18,000 pieces of plastic are estimated to float in every square kilometre of ocean.

633 species worldwide including 77 Australian species are impacted by marine debris.

Over 75% of what is removed from our beaches is made of plastic.

Tangaroa Blue Foundation is an Australian-wide not-for-profit organisation dedicated to the removal and prevention of marine debris, one of the major environmental issues worldwide. But if all we do is clean-up, that is all we will ever do.

To successfully solve the problem, the Australian Marine Debris Initiative (AMDI) was created, an on-ground network of volunteers, communities and organisations that contribute data from rubbish collected during beach and river clean-up events to the AMDI Database, and then work on solutions to stop the flow of litter at the source. The AMDI helps communities look after their coastal environment by providing resources and support programs, and collaborates with industry and government to create change on a large scale.

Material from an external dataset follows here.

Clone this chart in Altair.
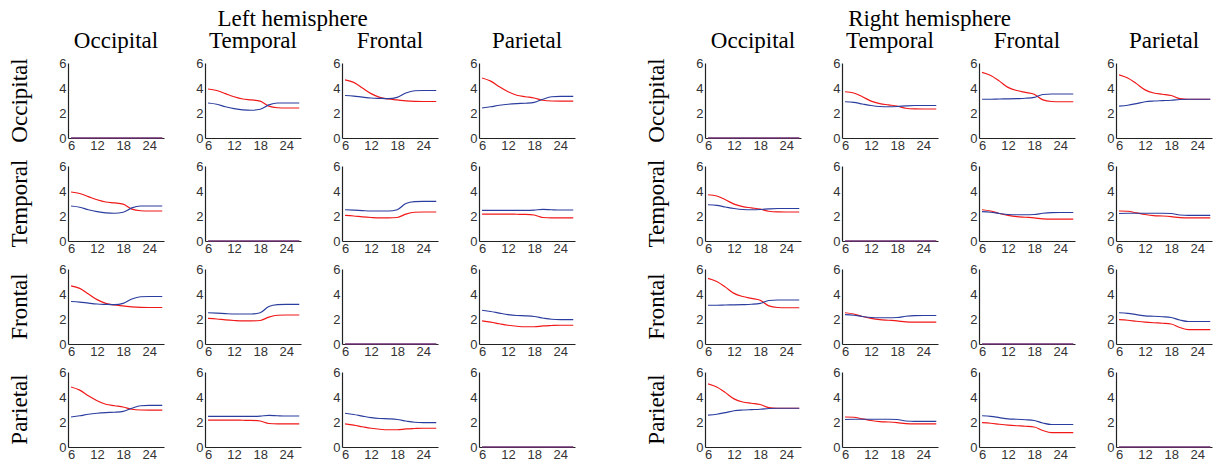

In Maori and Polynesian mythology, Tangaroa is the god of the ocean. Tangaroa made laws to protect the ocean and its sea creatures "Tiaki mai i ahau, maku ano koe e tiaki"... If you look after me, then I will look after you..." When, after a week-long clean-up event, the whales and dolphins come close to our beach and slap their flippers, we sometimes wonder if it is Tangaroa saying "thank you".

Local Groups band together to take care of our place

2018 GKIIt was all hands on deck aboard Freedom Fast Cat’s Freedom Flyer, for a day spent tackling marine debris on some of the more hard to access beaches around Great Keppel Island.

The day that was funded by the Great Barrier Reef Marine Park Authority’s Community Grants and Livingstone Shire Council was also supported by Max Allen and the team at Freedom Fast Cats.

Representatives from eight local groups including Woppaburra Traditional Owners, Capricornia Catchments, Capricorn Coast Landcare, GenYadaba, Friends of Lammermoor Native Gardens, The Surfrider Foundation, Plastic Bag Free Livingstone, Greening Australia, and The Wildlife Preservation Society of Queensland along with a number of individuals collected more than 4200 pieces of marine debris from local beaches. The haul that totalled nearly 300kgs included some unusual items including a bar fridge, plastic 44 gallon drum, whole wooden pallets, right down to tiny plastic astronaut toys.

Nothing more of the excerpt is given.